How This Skill Works
When scraping a host, Primr starts with a working tier (sticky tier) and, on failures, escalates to the next tier. A circuit breaker skips a failing tier after 3 consecutive errors, and cookies from browser tiers are reused by faster HTTP tiers (cookie handoff). Content validation checks the actual content rather than just HTTP status to detect blocks like CAPTCHA or redirects.
When to Use It
- Scraping fails due to host errors or timeouts
- Site protection blocks access (CAPTCHA, 403, 429, redirects)

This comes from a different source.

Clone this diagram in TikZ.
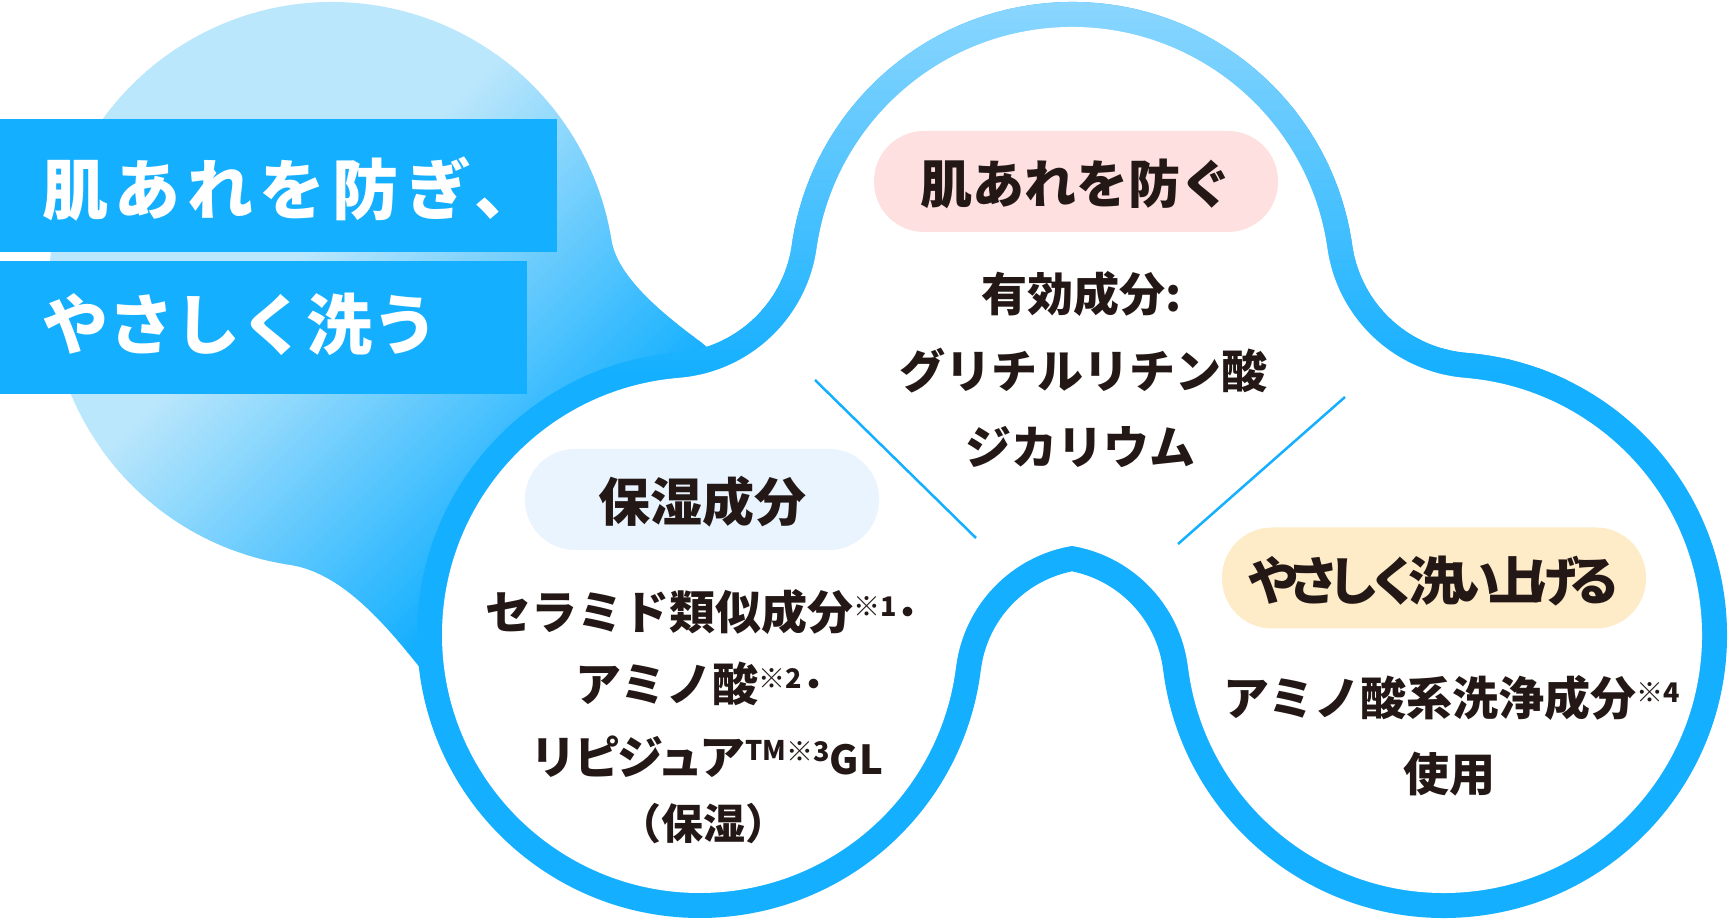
\documentclass[tikz,border=0pt]{standalone}
\usepackage{fontspec}
\newfontfamily\jp{Noto Sans CJK JP}
\newfontfamily\jpp{Noto Sans CJK JP}[LetterSpace=-23]
\newfontfamily\jpn{Noto Sans CJK JP}[LetterSpace=-6]
\newfontfamily\jpwa{Noto Sans CJK JP}[LetterSpace=10]
\newfontfamily\jpwb{Noto Sans CJK JP}
\definecolor{dkblue}{RGB}{20,175,255}
\definecolor{ltring}{RGB}{141,215,254}
\definecolor{ltblob}{RGB}{187,231,252}
\definecolor{txtdark}{HTML}{231815}
\definecolor{pillpink}{HTML}{FDE0DF}
\definecolor{pillblue}{HTML}{E9F4FE}
\definecolor{pillcream}{HTML}{FEEBC8}
\newcommand\sref[1]{\raisebox{13pt}{\fontsize{27}{27}\selectfont ※#1}}
\newcommand\smallup[1]{\raisebox{14pt}{\fontsize{27}{27}\selectfont #1}}
\def\innerpath{(L) ++(94.6:258) arc[start angle=94.6, end angle=352.93, radius=258]
 -- ([shift={(172.93:140)}]AL) arc[start angle=172.93, end angle=99.5, radius=140]
 -- ([shift={(80.5:140)}]AR) arc[start angle=80.5, end angle=7.07, radius=140]
 -- ([shift={(187.07:258)}]R) arc[start angle=187.07, end angle=445.4, radius=258]
 -- ([shift={(265.4:151)}]FR) arc[start angle=265.4, end angle=188.1, radius=151]
 -- ([shift={(8.1:258)}]T) arc[start angle=8.1, end angle=171.9, radius=258]
 -- ([shift={(351.9:151)}]FL) arc[start angle=351.9, end angle=274.6, radius=151]
 -- cycle}
\def\blobpath{([shift={(9.2:283)}]B) .. controls (617.4,640.5) and (670,600.8) .. (702,577)
 -- (745,540) -- (430,240) .. controls (398.3,278.6) and (349.5,346.2) .. ([shift={(261.5:283)}]B)
 arc[start angle=261.5, end angle=9.2, radius=283] -- cycle}
\begin{document}
\begin{tikzpicture}[x=1pt,y=1pt,
  ringline/.style={line width=50pt, line join=round},
  pill/.style={rounded corners=50pt, inner sep=0pt, minimum height=101pt, text=txtdark,
    font=\jp\bfseries\fontsize{52}{56}\selectfont, text height=53pt, text depth=8pt},
  body/.style={inner sep=0pt, text=txtdark, font=\jp\bfseries\fontsize{46}{50}\selectfont,
    text height=41pt, text depth=6pt},
  bodysmall/.style={inner sep=0pt, text=txtdark, font=\jp\bfseries\fontsize{42}{46}\selectfont,
    text height=38pt, text depth=6pt},
  banner/.style={fill=dkblue, draw=none},
  bannertext/.style={inner sep=0pt, text=white, anchor=west, text height=58pt, text depth=8pt},
  sepline/.style={draw=dkblue, line width=2.5pt}]
\useasboundingbox (0,0) rectangle (1729,920);
\fill[white] (0,0) rectangle (1729,920);
% centres
\coordinate (B) at (332,635);
\coordinate (T) at (1072,635);
\coordinate (L) at (700,285);
\coordinate (R) at (1444,285);
\coordinate (AL) at (1095,236);
\coordinate (AR) at (1049,236);
\coordinate (FL) at (667.1,692.7);
\coordinate (FR) at (1476.9,692.7);
% background blob with diagonal gradient
\begin{scope}
  \clip \blobpath;
  \fill[ltblob] (0,150) rectangle (800,950);
  \foreach \q in {550,560,...,1050}{
    \pgfmathsetmacro{\ff}{(\q-550)/5.1}
    \pgfmathsetmacro{\ka}{\q-920}
    \fill[dkblue!\ff!ltblob] (\ka+150,150) -- (\ka+950,950) -- (\ka+961,950) -- (\ka+161,150) -- cycle;
  }
  \fill[dkblue] (290,150) -- (1090,950) -- (1800,950) -- (1800,150) -- cycle;
\end{scope}
% ring with vertical gradient
\draw[ringline, draw=dkblue] \innerpath;
\foreach \yy in {540,550,...,920}{
  \pgfmathsetmacro{\ff}{(\yy-540)/3.8}
  \begin{scope}
    \clip (0,\yy) rectangle (1729,\yy+11);
    \draw[ringline, draw=ltring!\ff!dkblue] \innerpath;
  \end{scope}
}
\fill[white] \innerpath;
% separators
\coordinate (s1a) at (815,540);
\coordinate (s1b) at (976,382);
\coordinate (s2a) at (1345,523);
\coordinate (s2b) at (1178,376);
\draw[sepline] (s1a) -- (s1b);
\draw[sepline] (s2a) -- (s2b);
% pills
\node[pill, fill=pillpink, minimum width=404pt] (p1) at (1076,738.5) {肌あれを防ぐ};
\node[pill, fill=pillblue, minimum width=354pt] (p2) at (702,420.5) {保湿成分};
\node[pill, fill=pillcream, minimum width=424pt, font=\jpp\bfseries\fontsize{52}{56}\selectfont] (p3) at (1434,342) {やさしく洗い上げる};
% body text
\node[body] (t1) at (1082,626) {有効成分:};
\node[body] (t2) at (1083,549) {グリチルリチン酸};
\node[body] (t3) at (1080.5,473) {ジカリウム};
\node[body] (l1) at (702.5,307.5) {セラミド類似成分\sref{1}･};
\node[body] (l2) at (700.5,236) {アミノ酸\sref{2}･};
\node[body] (l3) at (707,163) {{\jpn リピジュア}\smallup{TM}\sref{3}{\fontsize{40}{44}\selectfont GL}};
\node[bodysmall] (l4) at (703.5,96) {（保湿）};
\node[body] (r1) at (1452,222) {アミノ酸系洗浄成分\sref{4}};
\node[body] (r2) at (1449,146) {使用};
% banners
\fill[banner] (0,668) rectangle (557,801);
\fill[banner] (0,526) rectangle (527,659);
\node[bannertext, font=\jpwa\bfseries\fontsize{66}{70}\selectfont] (h1) at (42,730) {肌あれを防ぎ、};
\node[bannertext, font=\jpwb\bfseries\fontsize{66}{70}\selectfont] (h2) at (42,595) {やさしく洗う};
\end{tikzpicture}
\end{document}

- Questions about how tiers are selected and escalated
- Need to tune timeout, concurrency, or tier usage for a site
- Troubleshoot a specific host using tier results and recovery strategies
Quick Start
- Step 1: Enable scrape-strategy and begin with the sticky tier for the host
- Step 2: If a page fails, log the reason and let the circuit breaker guide tier escalation
- Step 3: Apply recovery actions (timeout increase, backoff, and tier changes) based on error type
Best Practices
- Leverage the Sticky Tier: once a tier works for a host, reuse it for subsequent pages
- Apply the Circuit Breaker: skip a tier after 3 consecutive failures for the same host
- Use Cookie Handoff: reuse cookies from browser tiers in faster HTTP tiers
- Implement Content Validation: verify content length and markers, not just 200 OK
- Follow Recovery Strategies: adjust timeout, backoff on 429, and escalate tiers as needed
Example Use Cases
- A site shows strong protection with a 35% success rate; tier 4 blocks most pages, so deep mode or partial scraping is recommended
- Encountering 403 Forbidden; switch to stealth tier (4-5) to bypass basic protections
- SSL errors resolved by switching to TLS compatibility tier (3)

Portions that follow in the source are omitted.